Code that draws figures
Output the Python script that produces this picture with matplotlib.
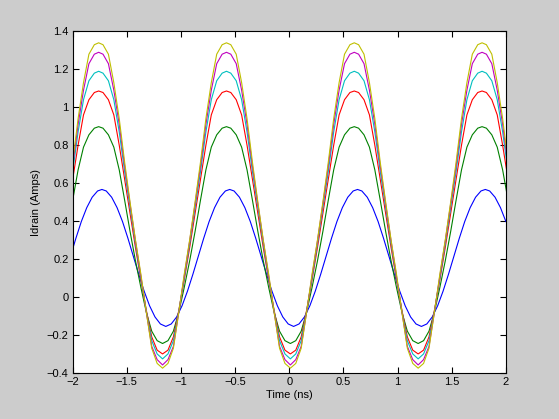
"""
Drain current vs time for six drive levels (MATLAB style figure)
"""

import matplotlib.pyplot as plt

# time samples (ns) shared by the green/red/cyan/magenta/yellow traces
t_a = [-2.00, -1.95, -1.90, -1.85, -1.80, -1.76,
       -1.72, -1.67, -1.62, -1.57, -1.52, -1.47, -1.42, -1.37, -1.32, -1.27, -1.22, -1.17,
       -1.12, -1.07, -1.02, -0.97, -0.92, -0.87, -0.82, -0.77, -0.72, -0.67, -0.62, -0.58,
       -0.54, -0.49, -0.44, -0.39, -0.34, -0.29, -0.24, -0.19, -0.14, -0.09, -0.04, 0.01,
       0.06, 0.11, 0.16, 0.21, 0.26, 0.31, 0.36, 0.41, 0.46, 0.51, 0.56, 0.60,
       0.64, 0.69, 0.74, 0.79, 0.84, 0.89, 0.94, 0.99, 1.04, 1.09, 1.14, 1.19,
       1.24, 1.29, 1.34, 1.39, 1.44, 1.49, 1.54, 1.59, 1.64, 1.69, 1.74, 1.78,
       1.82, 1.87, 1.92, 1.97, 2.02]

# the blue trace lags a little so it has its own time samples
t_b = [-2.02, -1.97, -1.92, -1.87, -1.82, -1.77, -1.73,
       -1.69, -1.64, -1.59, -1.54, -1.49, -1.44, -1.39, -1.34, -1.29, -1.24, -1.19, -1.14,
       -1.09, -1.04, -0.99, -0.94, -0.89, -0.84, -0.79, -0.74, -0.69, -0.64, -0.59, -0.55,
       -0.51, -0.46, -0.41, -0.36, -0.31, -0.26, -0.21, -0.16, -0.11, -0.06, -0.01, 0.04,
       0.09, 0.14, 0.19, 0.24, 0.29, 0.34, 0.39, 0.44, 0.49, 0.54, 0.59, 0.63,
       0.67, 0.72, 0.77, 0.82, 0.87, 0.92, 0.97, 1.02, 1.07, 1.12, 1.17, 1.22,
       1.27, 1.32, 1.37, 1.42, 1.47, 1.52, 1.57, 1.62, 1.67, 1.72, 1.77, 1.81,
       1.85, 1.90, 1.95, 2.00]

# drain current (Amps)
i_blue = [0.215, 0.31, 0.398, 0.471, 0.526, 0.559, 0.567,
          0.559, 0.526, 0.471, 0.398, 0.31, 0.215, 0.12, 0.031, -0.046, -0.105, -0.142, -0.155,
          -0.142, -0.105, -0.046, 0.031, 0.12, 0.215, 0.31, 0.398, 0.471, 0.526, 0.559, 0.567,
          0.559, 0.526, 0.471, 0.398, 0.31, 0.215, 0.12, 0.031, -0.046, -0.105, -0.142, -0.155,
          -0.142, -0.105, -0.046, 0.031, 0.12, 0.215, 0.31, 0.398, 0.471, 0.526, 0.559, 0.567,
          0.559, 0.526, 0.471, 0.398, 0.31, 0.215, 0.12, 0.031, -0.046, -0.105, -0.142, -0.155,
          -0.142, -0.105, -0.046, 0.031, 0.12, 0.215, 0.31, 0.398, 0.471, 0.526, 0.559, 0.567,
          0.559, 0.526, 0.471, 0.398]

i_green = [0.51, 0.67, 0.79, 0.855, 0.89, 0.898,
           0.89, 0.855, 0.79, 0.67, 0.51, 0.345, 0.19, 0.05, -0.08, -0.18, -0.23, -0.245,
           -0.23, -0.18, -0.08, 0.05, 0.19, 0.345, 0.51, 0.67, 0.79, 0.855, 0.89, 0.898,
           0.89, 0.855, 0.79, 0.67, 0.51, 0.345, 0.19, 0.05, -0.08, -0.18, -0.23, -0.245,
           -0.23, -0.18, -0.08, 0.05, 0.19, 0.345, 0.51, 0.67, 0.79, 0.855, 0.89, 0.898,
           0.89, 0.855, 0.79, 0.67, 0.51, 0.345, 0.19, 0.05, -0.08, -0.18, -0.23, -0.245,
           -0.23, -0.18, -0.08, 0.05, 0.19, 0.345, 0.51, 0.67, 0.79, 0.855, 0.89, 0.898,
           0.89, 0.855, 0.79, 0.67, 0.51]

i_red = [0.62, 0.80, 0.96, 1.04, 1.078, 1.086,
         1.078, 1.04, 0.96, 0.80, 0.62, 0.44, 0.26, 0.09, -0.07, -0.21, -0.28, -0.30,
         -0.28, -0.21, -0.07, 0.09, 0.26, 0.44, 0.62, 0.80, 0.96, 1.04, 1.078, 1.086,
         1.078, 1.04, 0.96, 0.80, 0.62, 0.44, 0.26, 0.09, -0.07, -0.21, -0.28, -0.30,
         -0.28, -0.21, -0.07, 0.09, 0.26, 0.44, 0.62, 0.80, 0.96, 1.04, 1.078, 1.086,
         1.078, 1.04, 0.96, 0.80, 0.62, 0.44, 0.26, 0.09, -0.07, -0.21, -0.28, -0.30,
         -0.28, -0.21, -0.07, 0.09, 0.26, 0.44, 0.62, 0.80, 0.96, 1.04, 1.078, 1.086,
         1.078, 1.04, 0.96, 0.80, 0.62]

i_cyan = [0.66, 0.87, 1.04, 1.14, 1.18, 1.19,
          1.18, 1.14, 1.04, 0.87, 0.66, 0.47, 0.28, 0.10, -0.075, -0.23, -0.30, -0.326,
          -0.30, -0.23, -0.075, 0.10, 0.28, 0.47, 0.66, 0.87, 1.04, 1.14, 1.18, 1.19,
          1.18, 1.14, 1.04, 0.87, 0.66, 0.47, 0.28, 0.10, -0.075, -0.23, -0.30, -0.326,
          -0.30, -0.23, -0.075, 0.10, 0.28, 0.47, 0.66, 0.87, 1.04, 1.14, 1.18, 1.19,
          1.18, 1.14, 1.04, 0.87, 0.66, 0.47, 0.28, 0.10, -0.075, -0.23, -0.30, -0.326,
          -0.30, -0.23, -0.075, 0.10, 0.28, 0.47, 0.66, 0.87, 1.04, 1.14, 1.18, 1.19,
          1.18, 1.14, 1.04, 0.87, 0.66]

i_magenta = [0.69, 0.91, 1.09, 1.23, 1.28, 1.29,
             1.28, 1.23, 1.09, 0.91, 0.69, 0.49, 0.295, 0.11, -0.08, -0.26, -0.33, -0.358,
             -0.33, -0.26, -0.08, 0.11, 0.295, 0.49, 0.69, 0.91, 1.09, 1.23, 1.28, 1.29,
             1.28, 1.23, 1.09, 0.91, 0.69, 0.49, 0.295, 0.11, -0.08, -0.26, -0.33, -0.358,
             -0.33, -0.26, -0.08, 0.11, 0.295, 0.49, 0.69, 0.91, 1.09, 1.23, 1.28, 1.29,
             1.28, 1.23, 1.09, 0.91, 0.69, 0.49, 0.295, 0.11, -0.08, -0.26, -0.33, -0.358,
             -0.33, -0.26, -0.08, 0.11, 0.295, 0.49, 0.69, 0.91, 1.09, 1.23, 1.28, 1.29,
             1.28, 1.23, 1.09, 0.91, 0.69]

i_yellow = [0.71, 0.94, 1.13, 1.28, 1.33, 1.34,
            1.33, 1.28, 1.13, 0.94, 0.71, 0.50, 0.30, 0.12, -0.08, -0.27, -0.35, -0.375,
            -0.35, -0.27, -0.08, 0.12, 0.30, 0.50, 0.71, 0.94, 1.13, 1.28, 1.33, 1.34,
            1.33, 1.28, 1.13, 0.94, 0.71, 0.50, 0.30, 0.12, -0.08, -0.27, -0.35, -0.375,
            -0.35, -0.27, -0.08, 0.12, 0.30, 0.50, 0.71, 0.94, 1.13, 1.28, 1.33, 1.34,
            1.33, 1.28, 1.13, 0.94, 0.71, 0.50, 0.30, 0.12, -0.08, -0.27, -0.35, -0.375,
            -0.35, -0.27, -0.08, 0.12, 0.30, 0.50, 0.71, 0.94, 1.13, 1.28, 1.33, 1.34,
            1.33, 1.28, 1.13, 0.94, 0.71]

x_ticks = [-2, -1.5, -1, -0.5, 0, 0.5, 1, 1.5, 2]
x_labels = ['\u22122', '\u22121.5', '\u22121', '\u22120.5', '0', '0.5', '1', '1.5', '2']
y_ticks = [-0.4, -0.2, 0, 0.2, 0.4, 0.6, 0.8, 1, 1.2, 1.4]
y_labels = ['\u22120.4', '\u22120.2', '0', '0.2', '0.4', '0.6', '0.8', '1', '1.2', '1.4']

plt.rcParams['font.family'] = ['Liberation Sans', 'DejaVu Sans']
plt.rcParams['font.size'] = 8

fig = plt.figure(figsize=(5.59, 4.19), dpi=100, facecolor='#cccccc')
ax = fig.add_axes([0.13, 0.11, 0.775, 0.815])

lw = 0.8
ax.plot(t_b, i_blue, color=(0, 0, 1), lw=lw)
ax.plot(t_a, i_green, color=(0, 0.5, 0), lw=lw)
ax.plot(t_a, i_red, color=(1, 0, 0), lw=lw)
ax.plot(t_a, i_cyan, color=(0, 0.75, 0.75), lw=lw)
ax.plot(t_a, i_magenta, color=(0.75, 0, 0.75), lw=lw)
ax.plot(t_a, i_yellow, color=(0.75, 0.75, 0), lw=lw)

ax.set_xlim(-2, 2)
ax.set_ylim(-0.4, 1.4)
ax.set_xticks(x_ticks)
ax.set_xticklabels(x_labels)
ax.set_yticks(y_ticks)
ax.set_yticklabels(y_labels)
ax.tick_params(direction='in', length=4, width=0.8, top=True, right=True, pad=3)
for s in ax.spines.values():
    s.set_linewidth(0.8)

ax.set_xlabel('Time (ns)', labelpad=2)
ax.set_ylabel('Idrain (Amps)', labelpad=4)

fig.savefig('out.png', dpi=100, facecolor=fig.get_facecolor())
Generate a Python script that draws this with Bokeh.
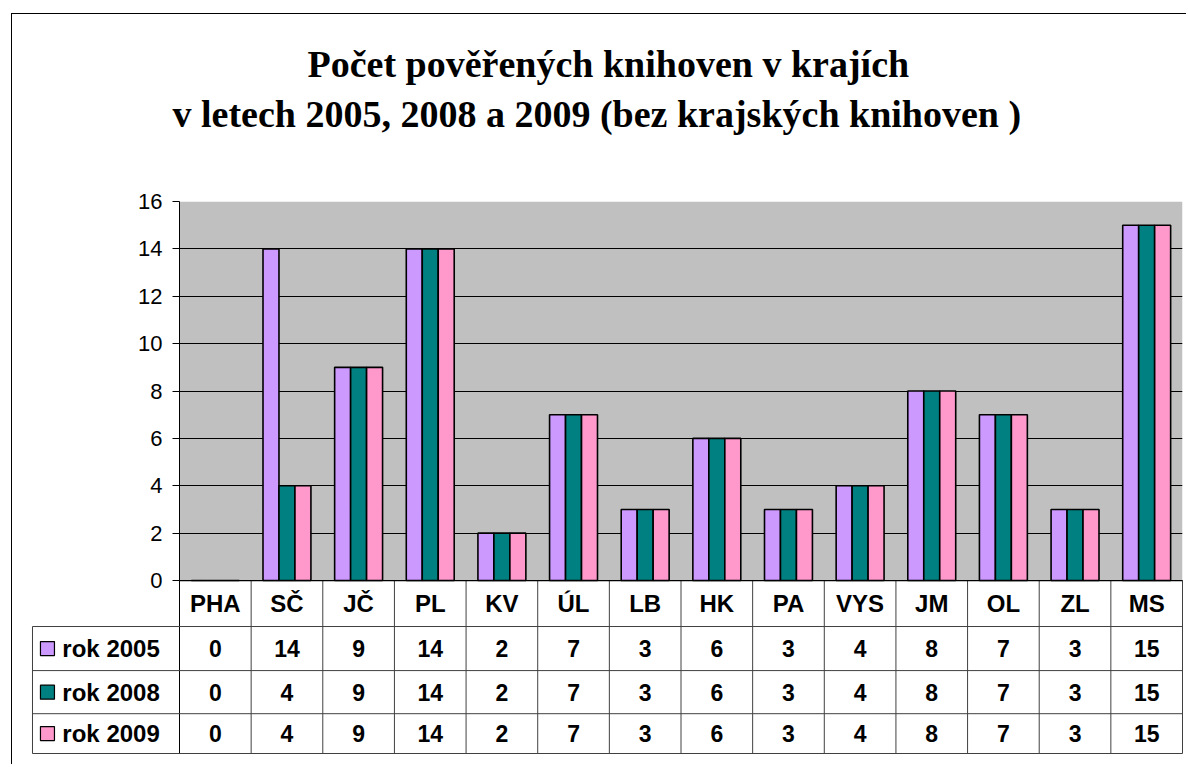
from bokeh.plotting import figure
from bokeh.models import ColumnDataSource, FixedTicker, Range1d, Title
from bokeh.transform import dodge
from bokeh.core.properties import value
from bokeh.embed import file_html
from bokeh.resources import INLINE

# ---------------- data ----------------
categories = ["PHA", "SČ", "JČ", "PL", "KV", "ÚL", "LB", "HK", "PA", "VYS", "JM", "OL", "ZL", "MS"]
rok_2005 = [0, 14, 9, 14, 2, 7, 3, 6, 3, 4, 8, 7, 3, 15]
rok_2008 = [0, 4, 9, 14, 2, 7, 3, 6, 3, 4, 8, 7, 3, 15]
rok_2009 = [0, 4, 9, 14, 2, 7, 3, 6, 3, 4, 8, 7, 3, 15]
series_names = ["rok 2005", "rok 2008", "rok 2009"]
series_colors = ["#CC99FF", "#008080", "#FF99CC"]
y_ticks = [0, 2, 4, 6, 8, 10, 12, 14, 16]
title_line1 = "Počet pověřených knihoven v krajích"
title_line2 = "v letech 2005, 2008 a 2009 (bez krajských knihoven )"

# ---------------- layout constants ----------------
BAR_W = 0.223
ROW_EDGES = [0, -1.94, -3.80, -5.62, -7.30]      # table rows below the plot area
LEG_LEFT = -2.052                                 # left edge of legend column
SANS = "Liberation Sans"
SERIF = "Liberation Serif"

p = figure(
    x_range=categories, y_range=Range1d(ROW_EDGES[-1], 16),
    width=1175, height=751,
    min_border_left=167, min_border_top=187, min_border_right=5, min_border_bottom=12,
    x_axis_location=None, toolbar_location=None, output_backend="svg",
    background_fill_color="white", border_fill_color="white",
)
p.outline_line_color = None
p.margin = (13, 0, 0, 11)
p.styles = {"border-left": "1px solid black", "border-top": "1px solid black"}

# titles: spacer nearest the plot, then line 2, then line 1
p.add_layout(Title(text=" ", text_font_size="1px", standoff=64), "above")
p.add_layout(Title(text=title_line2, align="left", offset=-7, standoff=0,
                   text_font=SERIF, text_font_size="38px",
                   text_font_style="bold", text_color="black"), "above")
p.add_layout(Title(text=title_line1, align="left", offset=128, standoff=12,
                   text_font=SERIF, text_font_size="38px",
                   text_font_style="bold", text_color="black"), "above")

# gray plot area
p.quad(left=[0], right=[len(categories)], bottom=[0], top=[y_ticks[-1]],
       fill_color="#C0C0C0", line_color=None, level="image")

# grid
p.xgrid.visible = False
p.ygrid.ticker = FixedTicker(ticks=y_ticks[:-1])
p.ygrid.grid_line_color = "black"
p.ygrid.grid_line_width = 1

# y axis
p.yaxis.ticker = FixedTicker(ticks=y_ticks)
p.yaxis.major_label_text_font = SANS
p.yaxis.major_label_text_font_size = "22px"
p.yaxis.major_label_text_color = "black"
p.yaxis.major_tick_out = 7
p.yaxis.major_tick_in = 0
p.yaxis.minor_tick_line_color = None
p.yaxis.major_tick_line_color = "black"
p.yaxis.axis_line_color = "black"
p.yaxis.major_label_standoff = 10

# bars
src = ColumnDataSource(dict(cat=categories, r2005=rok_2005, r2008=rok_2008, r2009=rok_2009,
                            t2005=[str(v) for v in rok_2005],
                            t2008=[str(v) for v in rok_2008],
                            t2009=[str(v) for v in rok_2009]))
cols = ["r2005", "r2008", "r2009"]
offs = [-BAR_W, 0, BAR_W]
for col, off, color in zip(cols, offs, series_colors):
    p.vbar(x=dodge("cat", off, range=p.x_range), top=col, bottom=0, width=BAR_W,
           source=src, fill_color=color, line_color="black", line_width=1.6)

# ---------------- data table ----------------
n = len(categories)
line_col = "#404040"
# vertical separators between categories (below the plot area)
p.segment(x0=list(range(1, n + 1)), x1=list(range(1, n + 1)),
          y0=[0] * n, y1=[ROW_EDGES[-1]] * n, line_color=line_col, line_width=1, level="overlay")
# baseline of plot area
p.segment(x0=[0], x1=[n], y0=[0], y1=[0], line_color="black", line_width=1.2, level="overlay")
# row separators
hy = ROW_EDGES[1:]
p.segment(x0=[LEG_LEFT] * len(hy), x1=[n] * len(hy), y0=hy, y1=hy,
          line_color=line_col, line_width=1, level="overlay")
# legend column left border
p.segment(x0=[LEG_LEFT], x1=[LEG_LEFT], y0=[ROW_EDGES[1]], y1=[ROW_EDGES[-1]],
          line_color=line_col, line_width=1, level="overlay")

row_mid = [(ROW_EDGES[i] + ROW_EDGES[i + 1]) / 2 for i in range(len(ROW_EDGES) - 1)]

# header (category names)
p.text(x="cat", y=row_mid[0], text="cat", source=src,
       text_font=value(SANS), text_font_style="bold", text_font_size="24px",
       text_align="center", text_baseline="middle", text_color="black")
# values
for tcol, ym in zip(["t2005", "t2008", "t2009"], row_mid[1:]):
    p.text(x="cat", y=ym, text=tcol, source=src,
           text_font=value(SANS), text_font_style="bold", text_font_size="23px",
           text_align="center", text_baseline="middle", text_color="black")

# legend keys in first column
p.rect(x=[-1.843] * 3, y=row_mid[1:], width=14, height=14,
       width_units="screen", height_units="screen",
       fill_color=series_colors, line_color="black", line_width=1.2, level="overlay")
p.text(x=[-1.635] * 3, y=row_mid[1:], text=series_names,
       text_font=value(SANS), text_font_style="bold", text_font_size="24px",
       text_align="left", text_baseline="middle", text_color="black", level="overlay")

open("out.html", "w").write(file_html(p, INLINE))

• _What you need to do_: Begin at the first line of the entries above and return each line exactly, stopping after the line that contains "1.82, 1.87, 1.92, 1.97, 2.02]". Pictures do not belong in the copy.

• _Response for this exercise_:
Output the Python script that produces this picture with matplotlib.
"""
Drain current vs time for six drive levels (MATLAB style figure)
"""

import matplotlib.pyplot as plt

# time samples (ns) shared by the green/red/cyan/magenta/yellow traces
t_a = [-2.00, -1.95, -1.90, -1.85, -1.80, -1.76,
       -1.72, -1.67, -1.62, -1.57, -1.52, -1.47, -1.42, -1.37, -1.32, -1.27, -1.22, -1.17,
       -1.12, -1.07, -1.02, -0.97, -0.92, -0.87, -0.82, -0.77, -0.72, -0.67, -0.62, -0.58,
       -0.54, -0.49, -0.44, -0.39, -0.34, -0.29, -0.24, -0.19, -0.14, -0.09, -0.04, 0.01,
       0.06, 0.11, 0.16, 0.21, 0.26, 0.31, 0.36, 0.41, 0.46, 0.51, 0.56, 0.60,
       0.64, 0.69, 0.74, 0.79, 0.84, 0.89, 0.94, 0.99, 1.04, 1.09, 1.14, 1.19,
       1.24, 1.29, 1.34, 1.39, 1.44, 1.49, 1.54, 1.59, 1.64, 1.69, 1.74, 1.78,
       1.82, 1.87, 1.92, 1.97, 2.02]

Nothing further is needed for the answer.